Ödeme emrine ilişkin tebliğ mazbatasında, tebliğ memurunun kalem işareti olarak yazdığı tarihin, yıl ibaresine ait “4” rakamı “9” rakamı olarak okunmaya ve yanılgıya elverişli ise de, aynı tebligatta tebliğ memurunca matbu kaşe ile işaretlenmiş tarih kaydının da “26.05.2004” olması karşısında; tebliğin 26.05.2004 tarihinde yapıldığında bir tereddüt bulunmamaktadır.
Borçlu vekilinin şikayet dilekçesine ekli vekaletnamedeki adresi ile tebliğ yapılan adresin aynı olması nedeniyle tebliğin yanlış adrese yapıldığından bahsedilemeyeceğine göre, tebligat yapılan adres bilgilerinin doğru olduğu konusunda bir tartışma sözkonusu değildir.
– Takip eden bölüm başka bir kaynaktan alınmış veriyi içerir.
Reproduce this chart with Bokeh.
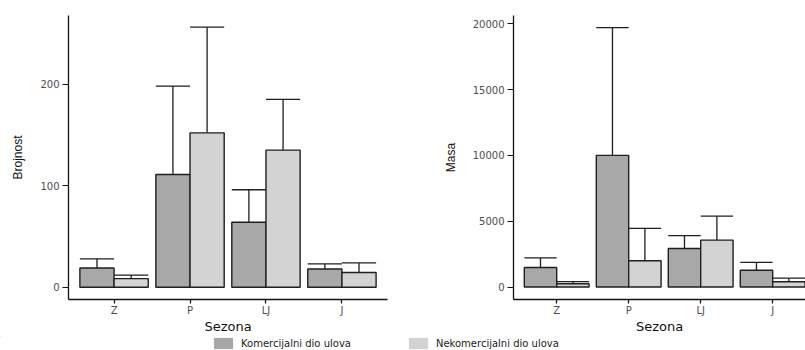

Borçlu vekili şikayet dilekçesinde “26.05.” ibarelerini tebligatı öğrenme tarihi olarak bildirdiğine göre, tebligat memurunun tebliğ zarfı arkasına yazdığı “…4” rakamının “…9” gibi algılanması, tebliğin 26.05.2004 tarihinde yapıldığı gerçeğini ortadan kaldırmayacağından, borçlunun engeç 26.05.2004 tarihinde usulsüz tebligata muttali olduğunun kabulü gerekir.
TTK.690. maddesinin yollaması ile bonolar hakkında da uygulanması gereken aynı Kanunun 661. maddesinde, vade tarihinden itibaren 3 yıl içinde takibe konulmayan bononun zamanaşımına uğrayacağı düzenlenmiş, aynı Yasanın 662. maddesinde de zamanaşımını kesen nedenler belirtilmiş olup, kesilme ile yeni bir 3 yıllık zamanaşımı süresinin başlayacağı öngörülmüştür.
Somut olayda lehtar alacaklı tarafından keşide tarihi 25.02.2003, vade tarihi 10.04.2003 olan senede ilişkin olarak borçlu aleyhine, 02.05.2003 tarihinde kambiyo senetlerine özgü haciz yolu ile takibe girişildiği, 26.05.2004 tarihinde kesinleşen takip üzerine borçlu adına kayıtlı araçların tespiti ve haczi için 29.03.2005 tarihinde haciz isteminde bulunulduğu 15.04.2005 ve 6.10.2006 tarihlerinde Ankara Emniyet Müdürlüğü Trafik Tescil ve Denetleme Şube Müdürlüğüne haciz müzekkereleri yazıldığı, trafik tescil şubesinin 02.10.2007 tarihli cevabi yazısında araç kaydına rastlandığının bildirilmesi ve nüfus bilgilerinin teyidinin istenmesi üzerine aynı kuruma en son 17.06.2009 tarihinde yeniden haciz müzekkeresi gönderildiği, keza borçlunun banka hesaplarının tespiti ve haczi amacıyla Maliye Bakanlığı Gelirler Genel Müdürlüğü ile Bankacılık Düzenleme ve Denetleme Kuruluna 27.04.2009 tarihinde müzekkereler yazıldığı ve nihayet şikayet öncesi son olarak da borçlunun adına kayıtlı taşınmazlarının haczi için 30.06.2009 tarihinde Altındağ 1. Bölge Tapu Sicil Müdürlüğüne müzekkere yazıldığı görülmekle; ödeme emrinin tebliğ tarihinden itibaren 3 yıllık zamanaşımı süresi dolmadan zamanaşımını kesen birçok işlem yapıldığı anlaşılmaktadır.
O halde mahkemece her iki hususa ilişkin olarak şikayetin reddine karar verilmesi gerekirken eksik inceleme ve yanlış değerlendirme ile yazılı şekilde hüküm tesisi isabetsizdir.
SONUÇ : Alacaklı vekilinin temyiz itirazlarının kabulü ile mahkeme kararının yukarıda yazılı nedenlerle İİK 366 ve HUMK’nun 428. maddeleri uyarınca (BOZULMASINA), 17.06.2010 gününde oybirliğiyle karar verildi.